Current configuration is 2x2 Grid, with 18x18 threads per block, card is 8800 GTX Ultra. In the GM of the card I store one array (2D translated to 1D notation) of size 2x2x16x16. Each of the inner threads is loading 1 element of 16x16 slice of my array, each of the boundary threads loads one of the boundary elements of the adjacent different 16x16 slice.

Cubin file gives me the following values: registers =7, lmem = 0, smem = 48

My shared memory array is defined externally and has the size of 41818=5184

When I enter these values in the profiler, the multiprocessor warp occupancy at all 3 graphs is max or near the max.

What could be the problem causing this code to run slower than the CPU code?

How could I use the proposed 2D texture, and what benefits does it have over using GM?

Thanks! Are you refering to the cuda optimization xsl sheet or smth else? Please post a link!

p.s. I also get this output of the kernel execution:

Total number of bank conflicts: 3336

I think he tells about CUDA profiler. Check /doc directory in under SDK root and lok for CUDA_profiler.txt file.

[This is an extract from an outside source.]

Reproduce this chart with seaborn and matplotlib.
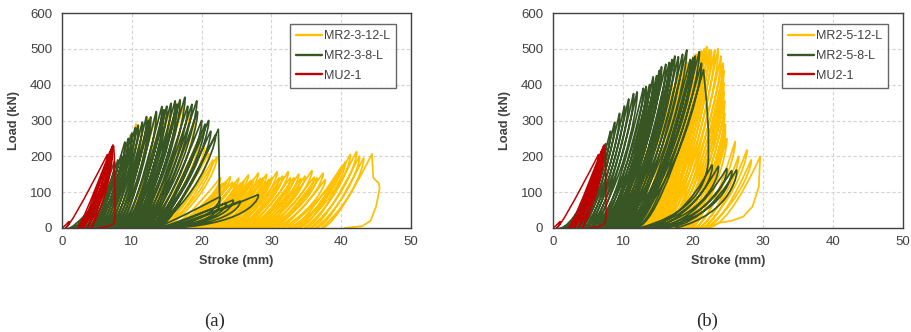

Section of the CUDA programming guide

And now we find the root of your problem. 4 blocks will never make sufficient utilization of the device. At the parameters you give, the device can keep 2 blocks per multiprocessor active (according to the occupancy calculator), a total of 32 blocks. You probably need at least 64 to really see the device enter into a linear performance regime. The GPU gets its insane speed by keeping thousands of relatively slowly executing threads all moving at once. You can make your problem size a LOT bigger and still keep the same running time you have now.